Cockerell told visitors that the Mughal design of the main house was specifically modelled on the burial place of Britain’s defeated enemies in the Anglo-Mysore Wars, the Gumbaz at Srirangapatna, despite the fact that Daniell had never visited or illustrated it. Cockerell could claim genuine credit for victory, as he had made loans to Richard Wellesley, Wellington’s brother and the Governor-General of Bengal at the time.
Although this inspiration for Sezincote may have been triumphalist, the result became retrospectively subversive. To regard Indians as the cultural primitives portrayed in the work of Macaulay and James Mill would have been to diminish the military achievement of the Wellesley brothers. To mimic the architecture of India as a signifier of this achievement was also to subvert the notion of cultures as monolithic, on which depended Macaulayism and the concept of cultural authority. In its stylistic ambivalence, Sezincote raises a sceptical eyebrow at the premises of empire.

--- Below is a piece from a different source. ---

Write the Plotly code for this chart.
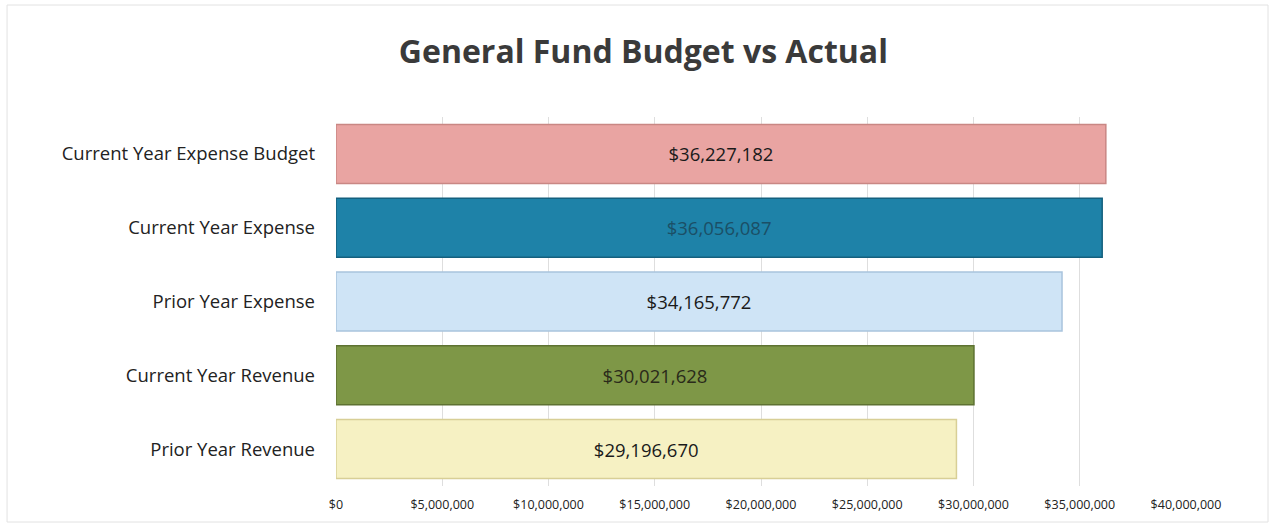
import plotly.graph_objects as go

# Categories listed top to bottom
categories = [
    "Current Year Expense Budget",
    "Current Year Expense",
    "Prior Year Expense",
    "Current Year Revenue",
    "Prior Year Revenue",
]
amounts = [36227182, 36056087, 34165772, 30021628, 29196670]
bar_colors = ["#E9A4A2", "#1E82A8", "#CFE4F6", "#7E9747", "#F6F1C3"]
edge_colors = ["#C98784", "#14607E", "#A9C4DD", "#5E7232", "#D8CF96"]
label_colors = ["#1a1a1a", "#1B4F66", "#1a1a1a", "#2a2a1a", "#1a1a1a"]
tick_values = [0, 5000000, 10000000, 15000000, 20000000, 25000000, 30000000, 35000000, 40000000]
tick_labels = ["$0", "$5,000,000", "$10,000,000", "$15,000,000", "$20,000,000",
               "$25,000,000", "$30,000,000", "$35,000,000", "$40,000,000"]

value_text = ["${:,.0f}".format(v) for v in amounts]

fig = go.Figure(
    go.Bar(
        x=amounts,
        y=categories,
        orientation="h",
        width=0.8,
        marker=dict(color=bar_colors, line=dict(color=edge_colors, width=1.5)),
        text=value_text,
        textposition="inside",
        insidetextanchor="middle",
        textangle=0,
        constraintext="none",
        textfont=dict(family="Open Sans, sans-serif", size=18.5, color=label_colors),
        hoverinfo="skip",
    )
)

fig.update_layout(
    width=1274,
    height=529,
    margin=dict(l=336, r=88, t=117, b=43),
    paper_bgcolor="white",
    plot_bgcolor="white",
    showlegend=False,
    title=dict(
        text="<b>General Fund Budget vs Actual</b>",
        x=0.505,
        xanchor="center",
        y=0.902,
        yanchor="middle",
        font=dict(family="Open Sans, sans-serif", size=32, color="#3a3a3a"),
    ),
    xaxis=dict(
        range=[0, 40000000],
        tickvals=tick_values,
        ticktext=tick_labels,
        showgrid=True,
        gridcolor="#DEDEDE",
        gridwidth=1,
        zeroline=False,
        showline=False,
        tickfont=dict(family="Open Sans, sans-serif", size=12.5, color="#222"),
        ticklabelstandoff=9,
    ),
    yaxis=dict(
        categoryorder="array",
        categoryarray=categories,
        autorange="reversed",
        showgrid=False,
        zeroline=False,
        showline=False,
        tickfont=dict(family="Open Sans, sans-serif", size=18.5, color="#222"),
        ticklabelstandoff=20,
    ),
    shapes=[
        dict(type="rect", xref="paper", yref="paper",
             x0=-0.387, x1=1.0965, y0=-0.0976, y1=1.3035,
             line=dict(color="#E2E2E2", width=1), fillcolor="rgba(0,0,0,0)"),
    ],
)

fig.write_html("out.html")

To this explanation for Sezincote’s peculiarity, there is a coda: the fact that one of the greatest of all British architects was intimately involved there from his formative years. Charles Robert Cockerell, son of Samuel Pepys Cockerell and nephew of Charles, knew the house from its earliest stages until its completion and created some extraordinary buildings of his own in its grounds. In particular, his Beehive Lodge ingeniously adapted the roof shape of Bengali bungalows.
The influence of Sezincote can be felt in the younger Cockerell’s long career of stylistic individuality: no Victorian architect was more immune to historical revivalism or less jingoistic in his aesthetic values.